Aligning potential differences within carbon nitride based photocatalysis for efficient solar energy harvesting

Photocatalysis is essentially triggered by the photoinduced charge carriers, which are then oriented for the targeted redox reactions. However, the effects of intrinsic driving forces on charge carriers and their resulting photocatalytic throughputs remain unclear. Herein, we focus on two main potential differences (PDs), e.g., intralayer PD (IPD) within two-dimensional carbon nitride hybrids, and band PD (BPD) between the band positions of a semiconductor and the redox potentials of reactants that can actuate charge carriers for photo catalysis.
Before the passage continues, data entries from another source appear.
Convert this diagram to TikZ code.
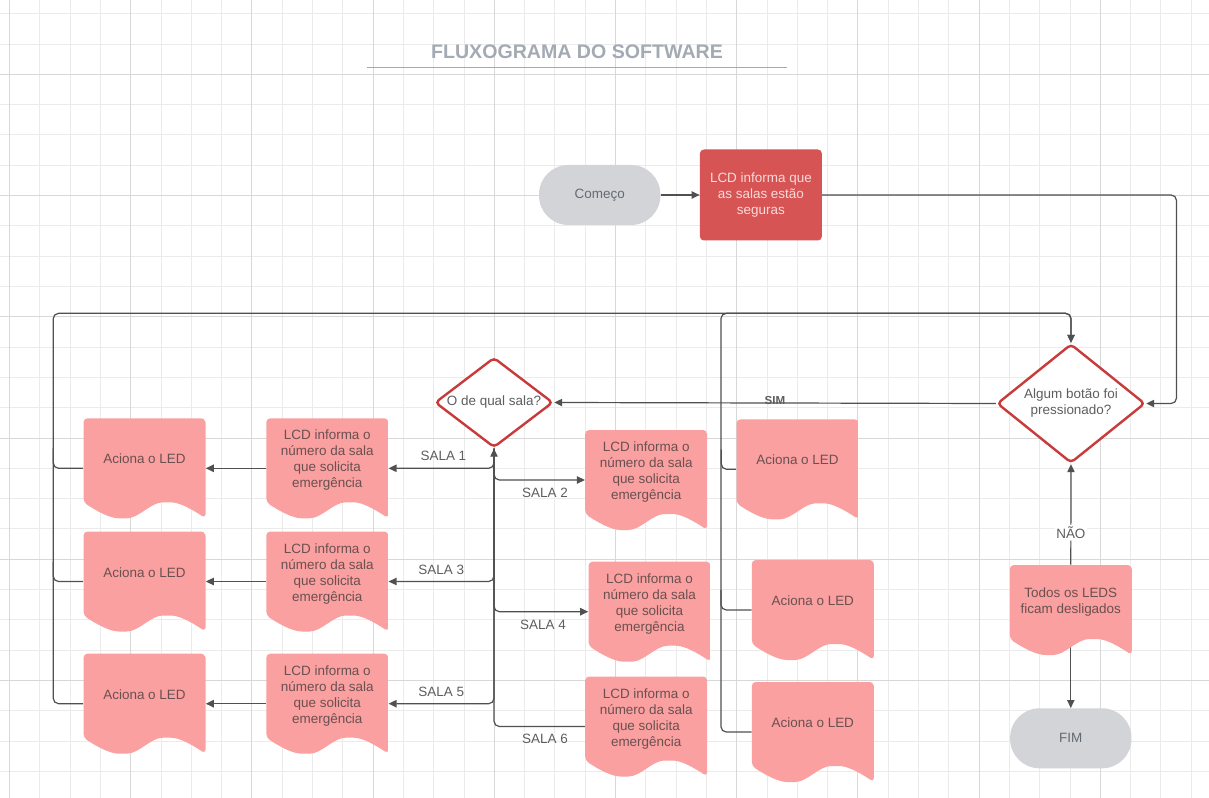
\documentclass[tikz,border=0pt]{standalone}
\usepackage{fontspec}
\setmainfont{Liberation Sans}
\usetikzlibrary{positioning,shapes.geometric,arrows.meta}
\definecolor{docpink}{HTML}{FAA0A0}
\definecolor{doctext}{HTML}{6B5050}
\definecolor{lcdred}{HTML}{D65454}
\definecolor{lcdtext}{HTML}{F9DADA}
\definecolor{diamondred}{HTML}{C93A3A}
\definecolor{termgray}{HTML}{D3D4D7}
\definecolor{termtext}{HTML}{636A73}
\definecolor{linegray}{HTML}{505050}
\definecolor{labelgray}{HTML}{5E5E5E}
\definecolor{titlegray}{HTML}{A4AAB3}
\definecolor{gridminor}{HTML}{EBEBEB}
\definecolor{gridmajor}{HTML}{D8D8D8}
\pgfdeclarelayer{background}
\pgfsetlayers{background,main}
\tikzset{doc node/.style={rectangle,rounded corners=3pt,minimum width=91.5pt,minimum height=75pt,inner sep=0pt,align=center,text=doctext,text depth=14pt,
  path picture={\fill[docpink] (path picture bounding box.north west) -- (path picture bounding box.north east) -- (path picture bounding box.south east)
    .. controls +(-9pt,6pt) and +(10pt,0pt) .. ++(-29pt,12pt)
    .. controls +(-12pt,0pt) and +(12pt,0pt) .. ++(-33pt,-12pt)
    .. controls +(-10pt,0pt) and +(9pt,-6pt) .. ++(-29.5pt,12pt) -- cycle;}}}
\tikzset{start node/.style={rectangle,rounded corners=22pt,fill=termgray,text=termtext,minimum width=91pt,minimum height=45pt,inner sep=0pt}}
\tikzset{process node/.style={rectangle,rounded corners=3pt,fill=lcdred,text=lcdtext,minimum width=91.5pt,minimum height=68.25pt,inner sep=0pt,align=center}}
\tikzset{decision node/.style={diamond,draw=diamondred,line width=1.8pt,fill=white,rounded corners=3pt,inner sep=0pt,align=center,text=labelgray}}
\tikzset{sala label/.style={text=labelgray,inner sep=3pt}}
\tikzset{flow/.style={draw=linegray,line width=0.9pt,rounded corners=4pt}}

\begin{document}
\begin{tikzpicture}[x=0.75pt,y=-0.75pt,font=\fontsize{10.1}{12}\selectfont,>={Triangle[length=6pt,width=5.5pt]}]
    \useasboundingbox (0,0) rectangle (1209,798);

    \node[text=titlegray,font=\bfseries\fontsize{14.7}{16}\selectfont] (titulo) at (577,51.5) {FLUXOGRAMA DO SOFTWARE};
    \draw[titlegray,line width=1pt] (367,67.3) -- (787,67.3);

    \node[start node] (comeco) at (599.7,195) {Começo};
    \node[process node] (lcdtop) [right=29.25pt of comeco] {LCD informa que\\as salas estão\\seguras};
    \node[decision node,aspect=1.25,minimum width=111pt,minimum height=89.25pt] (botao) at (1071,403.5) {Algum botão foi\\pressionado?};
    \node[decision node,aspect=1.3,minimum width=88.5pt,minimum height=67.5pt] (qual) at (494,402.5) {O de qual sala?};
    \coordinate[above=22.1pt of botao.north] (toploop);

    \node[doc node] (led1) at (144.5,468.3) {Aciona o LED};
    \node[doc node] (lcd1) [right=45.2pt of led1] {LCD informa o\\número da sala\\que solicita\\emergência};
    \node[doc node] (led3) [below=9.5pt of led1] {Aciona o LED};
    \node[doc node] (lcd3) [right=45.2pt of led3] {LCD informa o\\número da sala\\que solicita\\emergência};
    \node[doc node] (led5) [below=16.25pt of led3] {Aciona o LED};
    \node[doc node] (lcd5) [right=45.2pt of led5] {LCD informa o\\número da sala\\que solicita\\emergência};

    \node[doc node] (lcd2) at (646.2,480) {LCD informa o\\número da sala\\que solicita\\emergência};
    \node[doc node] (lcd4) at (649.5,611.7) {LCD informa o\\número da sala\\que solicita\\emergência};
    \node[doc node] (lcd6) at (646.2,726.5) {LCD informa o\\número da sala\\que solicita\\emergência};

    \node[doc node] (led2) at (797.5,469.3) {Aciona o LED};
    \node[doc node] (led4) at (812.8,610) {Aciona o LED};
    \node[doc node] (led6) at (812.8,732) {Aciona o LED};

    \node[doc node,minimum height=67.5pt] (todos) at (1070.8,610) {Todos os LEDS\\ficam desligados};
    \node[start node] (fim) at (1070.8,738.3) {FIM};

    \begin{pgfonlayer}{background}
    \fill[white] (0,0) rectangle (1209,798);
    \foreach \k in {0,...,39} \draw[gridminor,line width=0.6pt] ({9.4+30.3*\k},0) -- ({9.4+30.3*\k},798);
    \foreach \k in {0,...,25} \draw[gridminor,line width=0.6pt] (0,{13.7+30.3*\k}) -- (1209,{13.7+30.3*\k});
    \foreach \k in {0,4,...,36} \draw[gridmajor,line width=0.6pt] ({9.4+30.3*\k},0) -- ({9.4+30.3*\k},798);
    \foreach \k in {2,6,...,22} \draw[gridmajor,line width=0.6pt] (0,{13.7+30.3*\k}) -- (1209,{13.7+30.3*\k});

    \draw[flow,->] (comeco) -- (lcdtop);
    \draw[flow,->] (lcdtop.east) -- ++(354.3,0) |- (botao.east);
    \draw[flow,->] (botao.west) -- node[text=labelgray,font=\bfseries\fontsize{8.7}{10}\selectfont,yshift=1.5pt] {SIM} (qual.east);

    \draw[flow,->] (qual.south) |- node[sala label,pos=0.74,above=2pt] {SALA 1} (lcd1.east);
    \draw[flow,->] (qual.south) |- node[sala label,pos=0.78,below=2.5pt] {SALA 2} (lcd2.west);
    \draw[flow,->] (qual.south) |- node[sala label,pos=0.75,above=2pt] {SALA 3} (lcd3.east);
    \draw[flow,->] (qual.south) |- node[sala label,pos=0.76,below=2.5pt] {SALA 4} (lcd4.west);
    \draw[flow,->] (qual.south) |- node[sala label,pos=0.75,above=2pt] {SALA 5} (lcd5.east);
    \draw[flow,<-] (qual.south) |- node[sala label,pos=0.78,below=2.5pt] {SALA 6} (lcd6.west);

    \draw[flow,->] (lcd1) -- (led1);
    \draw[flow,->] (lcd3) -- (led3);
    \draw[flow,->] (lcd5) -- (led5);

    \draw[flow,->] (led5.west) -- ++(-30,0) |- (toploop) -- (botao.north);
    \draw[flow] (led1.west) -- ++(-30,0) -- ++(0,-20);
    \draw[flow] (led3.west) -- ++(-30,0) -- ++(0,-20);
    \draw[flow,->] (led6.west) -- ++(-30.6,0) |- (toploop) -- (botao.north);
    \draw[flow] (led2.west) -- ++(-15,0) -- ++(0,-20);
    \draw[flow] (led4.west) -- ++(-30.6,0) -- ++(0,-20);

    \draw[flow,->] (todos.north) -- node[pos=0.32,fill=white,text=labelgray,inner sep=1.5pt] {NÃO} (botao.south);
    \draw[flow,->] (todos.center) -- (fim.north);
    \end{pgfonlayer}
\end{tikzpicture}
\end{document}
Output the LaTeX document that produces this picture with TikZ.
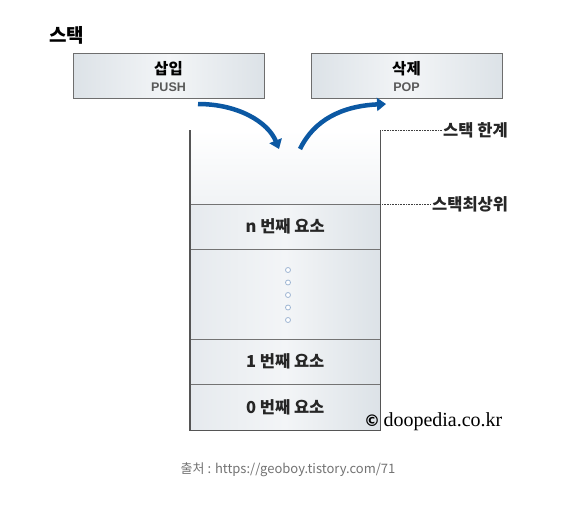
\documentclass[tikz,border=0pt]{standalone}
\usepackage{fontspec}
\setmainfont{Noto Sans CJK KR}
\newfontfamily\serifc{Liberation Serif}
\newfontfamily\symc{DejaVu Sans}
\newfontfamily\latinc{Liberation Sans}
\usetikzlibrary{arrows.meta}
\definecolor{arrowblue}{HTML}{0B58A3}
\definecolor{boxedge}{HTML}{6E6E6E}
\definecolor{sideedge}{HTML}{555555}
\definecolor{cellL}{HTML}{E6EAEE}
\definecolor{cellM}{HTML}{F3F5F7}
\definecolor{cellR}{HTML}{DCE2E7}
\definecolor{dotblue}{HTML}{9DB5D3}
\tikzset{
  opbox/.style={draw=boxedge, line width=0.9pt, minimum width=191pt, minimum height=45pt,
    left color=cellR, right color=cellR, middle color=cellM, inner sep=0pt},
  cell/.style={minimum width=190pt, inner sep=0pt, left color=cellL, right color=cellR, middle color=cellM},
  celltext/.style={font=\fontsize{16.5}{18}\selectfont\bfseries, text=black!85},
  sidetext/.style={font=\fontsize{16.5}{18}\selectfont\bfseries, text=black!85, anchor=west, inner sep=1pt},
  optext/.style={font=\latinc\fontsize{12.5}{13}\selectfont\bfseries, text=black!65, inner sep=0pt},
  leader/.style={densely dotted, line width=0.6pt, black!75},
  pusharrow/.style={arrowblue, line width=4.5pt, -{Triangle[length=9pt,width=13pt]}},
  dotc/.style={circle, draw=dotblue, fill=white, line width=0.8pt, minimum size=5pt, inner sep=0pt},
  divider/.style={draw=black!55, line width=0.9pt},
  stackside/.style={draw=sideedge, line width=1.6pt}
}
\begin{document}
\begin{tikzpicture}[x=1pt,y=-1pt]
\useasboundingbox[fill=white] (0,0) rectangle (572,514);
% title
\node[font=\fontsize{19}{20}\selectfont\bfseries, anchor=west, inner sep=0pt] (title) at (49,35) {스택};
% operation boxes
\node[opbox] (push) at (168.5,75.5) {};
\node[font=\fontsize{15.5}{16}\selectfont\bfseries, inner sep=0pt] (pushk) at (168.5,68.5) {삽입};
\node[optext] (pushe) at (168.5,87.5) {PUSH};
\node[opbox] (pop) at (406.5,75.5) {};
\node[font=\fontsize{15.5}{16}\selectfont\bfseries, inner sep=0pt] (popk) at (406.5,68.5) {삭제};
\node[optext] (pope) at (406.5,87.5) {POP};
% stack body
\node[cell, minimum height=74pt, top color=white, bottom color=cellM!90!cellR, anchor=north west] (free) at (190,130) {};
\node[cell, minimum height=45pt, anchor=north west] (cn) at (190,204) {};
\node[cell, minimum height=90pt, anchor=north west] (cdots) at (190,249) {};
\node[cell, minimum height=45pt, anchor=north west] (c1) at (190,339) {};
\node[cell, minimum height=46pt, anchor=north west] (c0) at (190,384) {};
\node[celltext] (tn) at (cn.center) {n 번째 요소};
\node[celltext] (t1) at (c1.center) {1 번째 요소};
\node[celltext] (t0) at (c0.center) {0 번째 요소};
\foreach \yy [count=\i] in {270,282.5,295,307.5,320} \node[dotc] (d\i) at (288,\yy) {};
% dividers
\draw[divider] (cn.north west) -- (cn.north east);
\draw[divider] (cdots.north west) -- (cdots.north east);
\draw[divider] (c1.north west) -- (c1.north east);
\draw[divider] (c0.north west) -- (c0.north east);
\draw[stackside] (free.north west) -- (c0.south west) -- (c0.south east) -- (free.north east);
% leaders
\node[sidetext] (limit) at (442,130) {스택 한계};
\node[sidetext] (top) at (431,204) {스택최상위};
\draw[leader] (free.north east) -- (limit.west);
\draw[leader] (cn.north east) -- (top.west);
% arrows
\coordinate (pushs) at (198,104);
\coordinate (pusht) at (279,149);
\coordinate (pops) at (300,149);
\coordinate (popt) at (386,104);
\draw[pusharrow] (pushs) .. controls (238,104) and (268,122) .. (pusht);
\draw[pusharrow] (pops) .. controls (314,120) and (342,106) .. (popt);
% copyright
\node[font=\serifc\fontsize{20}{21}\selectfont, anchor=west, inner sep=0pt] (copy) at (364,422) {{\symc\bfseries\fontsize{16}{16}\selectfont ©}\,doopedia.co.kr};
% source
\node[font=\fontsize{13}{14}\selectfont, text=black!55, inner sep=0pt] (src) at (288,470) {출처 : https://geoboy.tistory.com/71};
\end{tikzpicture}
\end{document}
In situ experiments and theoretical computations identify and differentiate the roles of the two PDs on the separation, transportation and catalytic utilization of charge carriers. It is noteworthy that the enhancement from PDs alignment in this work is higher than other physiochemical modifications (e.g., mass transfer and polymerization degree) for photocatalysis. This study may offer a guiding principle for aligning a photocatalyst with target reactions for energy conversion and chemical synthesis.

Automated summary

Photocatalysis relies on photoinduced charge carriers, and the study finds that intrinsic driving forces like IPD and BPD can significantly impact the separation and utilization of charge carriers, leading to enhanced photocatalytic performance. Alignment of PDs proves to be more effective in enhancing photocatalysis compared to other physiochemical modifications.